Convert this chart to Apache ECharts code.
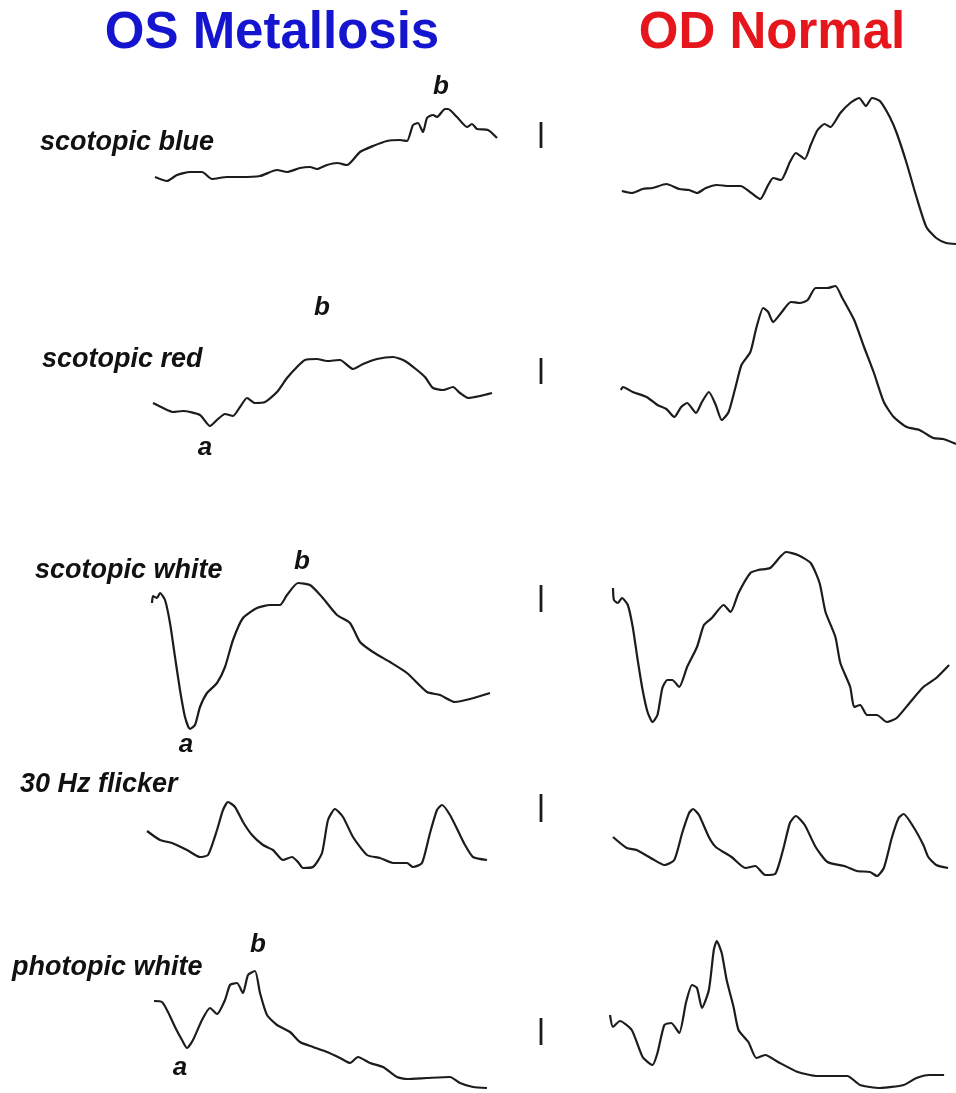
<!DOCTYPE html>
<html><head><meta charset="utf-8">
<script src="https://cdn.jsdelivr.net/npm/echarts@6/dist/echarts.min.js"></script>
<style>html,body{margin:0;padding:0;background:#fff}#c{width:956px;height:1093px}</style>
</head><body><div id="c"></div>
<script>
// Column titles and row (stimulus) labels
const columnTitles = ['OS Metallosis', 'OD Normal'];
const rowLabels = ['scotopic blue', 'scotopic red', 'scotopic white', '30 Hz flicker', 'photopic white'];

// Traces: [time, amplitude] (arbitrary units)
const osScotBlue = [[5,73],[17,69],[27,75],[40,78],[52,78],[62,71],[77,73],[90,73],[110,74],[127,80],[137,78],[150,82],[160,83],[167,81],[177,85],[187,87],[197,85],[210,98],[223,104],[237,109],[250,110],[257,109],[263,125],[268,127],[273,118],[277,132],[283,135],[287,133],[295,141],[298,141],[307,133],[317,123],[322,126],[327,121],[338,120],[347,112]];
const odScotBlue = [[12,59],[22,57],[33,61],[43,62],[57,66],[70,61],[80,60],[88,57],[97,62],[108,65],[120,64],[132,64],[143,57],[152,51],[160,65],[165,72],[173,70],[182,88],[188,97],[197,91],[203,105],[210,120],[217,126],[223,123],[233,137],[243,147],[252,152],[259,144],[265,152],[273,149],[283,133],[290,117],[300,87],[310,53],[320,23],[330,12],[340,7],[350,6]];
const osScotRed = [[3,47],[13,42],[23,38],[33,39],[50,35],[60,24],[68,31],[75,36],[83,34],[90,43],[97,52],[105,47],[115,48],[127,58],[137,72],[147,83],[155,90],[167,91],[177,89],[190,90],[203,81],[213,86],[227,91],[243,93],[255,89],[267,80],[275,73],[283,62],[293,60],[303,63],[310,57],[318,52],[330,54],[342,57]];
const odScotRed = [[11,60],[13,63],[23,58],[37,53],[48,45],[57,41],[65,33],[72,43],[78,47],[87,37],[93,48],[100,58],[107,45],[113,30],[120,38],[127,63],[133,85],[142,98],[148,122],[155,142],[160,138],[165,128],[173,137],[183,148],[192,147],[200,150],[208,162],[220,162],[228,164],[235,152],[247,130],[257,103],[267,77],[277,48],[287,33],[300,23],[313,20],[327,12],[337,11],[350,6]];
const osScotWhite = [[2,137],[3,144],[7,142],[10,147],[15,140],[20,117],[25,83],[30,50],[35,23],[40,11],[45,15],[50,33],[57,47],[67,57],[75,73],[83,100],[93,122],[107,132],[120,135],[130,135],[137,145],[148,157],[160,155],[172,143],[187,125],[200,117],[210,98],[223,88],[240,78],[257,67],[277,48],[290,45],[305,38],[320,41],[340,47]];
const odScotWhite = [[3,152],[4,140],[8,137],[12,142],[18,135],[23,113],[28,80],[33,50],[38,28],[43,18],[48,25],[53,52],[58,60],[63,60],[70,53],[78,73],[88,93],[95,115],[103,122],[115,135],[122,128],[130,147],[142,167],[150,170],[162,172],[172,183],[178,188],[190,185],[203,177],[212,157],[218,128],[228,103],[233,77],[243,53],[247,33],[253,35],[260,25],[270,25],[280,18],[290,22],[303,37],[317,53],[330,62],[343,75]];
const osFlicker = [[-3,49],[10,40],[22,37],[37,30],[50,23],[58,25],[67,50],[73,70],[78,78],[85,73],[93,58],[102,45],[113,35],[123,30],[133,20],[142,23],[148,18],[153,12],[163,13],[172,27],[178,60],[185,71],[193,63],[203,43],[217,25],[230,22],[243,17],[257,17],[263,13],[272,17],[280,47],[287,70],[292,75],[300,65],[310,45],[315,35],[323,23],[337,20]];
const odFlicker = [[3,43],[17,32],[27,30],[43,21],[55,15],[65,20],[73,47],[80,67],[84,71],[90,65],[100,43],[107,33],[123,23],[137,12],[147,14],[157,5],[167,6],[175,30],[182,57],[188,64],[197,55],[208,33],[220,18],[237,14],[250,9],[263,8],[270,4],[277,12],[285,42],[292,62],[297,66],[307,53],[317,35],[322,23],[330,15],[342,12]];
const osPhotWhite = [[4,89],[12,88],[18,78],[25,63],[32,50],[37,42],[43,50],[52,70],[60,82],[67,76],[75,90],[80,105],[87,107],[93,97],[98,115],[105,119],[110,97],[117,75],[127,65],[140,58],[150,48],[163,43],[177,38],[190,32],[200,27],[208,33],[220,27],[233,23],[247,13],[257,11],[277,12],[300,13],[310,7],[323,3],[337,2]];
const odPhotWhite = [[0,75],[3,63],[10,69],[22,60],[33,33],[43,25],[48,37],[55,65],[62,67],[70,57],[77,88],[83,105],[88,102],[93,82],[100,100],[105,140],[108,149],[113,137],[118,110],[125,83],[130,60],[140,48],[148,32],[157,35],[170,28],[190,18],[210,14],[240,14],[253,5],[273,2],[297,5],[310,12],[323,15],[338,15]];

// Calibration bars: [time, amplitude] end points, one per row
const calBar1 = [[391,102],[391,128]];
const calBar2 = [[391,66],[391,92]];
const calBar3 = [[391,128],[391,155]];
const calBar4 = [[391,58],[391,86]];
const calBar5 = [[391,45],[391,72]];

const leftTraces = [osScotBlue, osScotRed, osScotWhite, osFlicker, osPhotWhite];
const rightTraces = [odScotBlue, odScotRed, odScotWhite, odFlicker, odPhotWhite];
const calBars = [calBar1, calBar2, calBar3, calBar4, calBar5];

// Layout (styling only)
const rowTop = [90, 280, 540, 790, 930];
const rowH = [160, 170, 200, 90, 160];
const labelPos = [[40,143],[42,360],[35,571],[20,785],[12,968]];
const peakLabels = [['b',441,87],['b',322,308],['a',205,448],['b',302,562],['a',186,745],['b',258,945],['a',180,1068]];

const grids = [], xAxes = [], yAxes = [], series = [];
const lineStyle = {color:'#1c1c1c', width:2.2};
for (let r = 0; r < 5; r++) {
  grids.push({left:140, top:rowTop[r], width:410, height:rowH[r]});
  grids.push({left:610, top:rowTop[r], width:350, height:rowH[r]});
  xAxes.push({type:'value', gridIndex:2*r, min:-10, max:400, show:false});
  xAxes.push({type:'value', gridIndex:2*r+1, min:0, max:350, show:false});
  yAxes.push({type:'value', gridIndex:2*r, min:0, max:rowH[r], show:false});
  yAxes.push({type:'value', gridIndex:2*r+1, min:0, max:rowH[r], show:false});
  series.push({type:'line', xAxisIndex:2*r, yAxisIndex:2*r, data:leftTraces[r], showSymbol:false, smooth:0.2, lineStyle:lineStyle, clip:false});
  series.push({type:'line', xAxisIndex:2*r+1, yAxisIndex:2*r+1, data:rightTraces[r], showSymbol:false, smooth:0.2, lineStyle:lineStyle, clip:false});
  series.push({type:'line', xAxisIndex:2*r, yAxisIndex:2*r, data:calBars[r], showSymbol:false, lineStyle:{color:'#1c1c1c', width:2.8}});
}

const titleFont = 'bold 51px "Liberation Sans", Arial, sans-serif';
const graphics = [
  {type:'text', style:{text:columnTitles[0], x:272, y:34, align:'center', verticalAlign:'middle', fill:'#1515d0', font:titleFont}},
  {type:'text', style:{text:columnTitles[1], x:772, y:34, align:'center', verticalAlign:'middle', fill:'#e5161c', font:titleFont}}
];
for (let r = 0; r < 5; r++) {
  graphics.push({type:'text', style:{text:rowLabels[r], x:labelPos[r][0], y:labelPos[r][1], align:'left', verticalAlign:'middle', fill:'#111', font:'italic bold 27px "Liberation Sans", Arial, sans-serif'}});
}
peakLabels.forEach(p => graphics.push({type:'text', style:{text:p[0], x:p[1], y:p[2], align:'center', verticalAlign:'middle', fill:'#111', font:'italic bold 26px "Liberation Sans", Arial, sans-serif'}}));

const chart = echarts.init(document.getElementById('c'), null, {renderer:'canvas'});
chart.setOption({animation:false, backgroundColor:'#fff', grid:grids, xAxis:xAxes, yAxis:yAxes, series:series, graphic:graphics});
</script></body></html>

□ □ □ □

Given problem
From the first line above down to the line with "const rowLabels = ['scotopic", reproduce every line and no others, omitting pictures.

Exercise output
Convert this chart to Apache ECharts code.
<!DOCTYPE html>
<html><head><meta charset="utf-8">
<script src="https://cdn.jsdelivr.net/npm/echarts@6/dist/echarts.min.js"></script>
<style>html,body{margin:0;padding:0;background:#fff}#c{width:956px;height:1093px}</style>
</head><body><div id="c"></div>
<script>
// Column titles and row (stimulus) labels
const columnTitles = ['OS Metallosis', 'OD Normal'];
const rowLabels = ['scotopic blue', 'scotopic red', 'scotopic white', '30 Hz flicker', 'photopic white'];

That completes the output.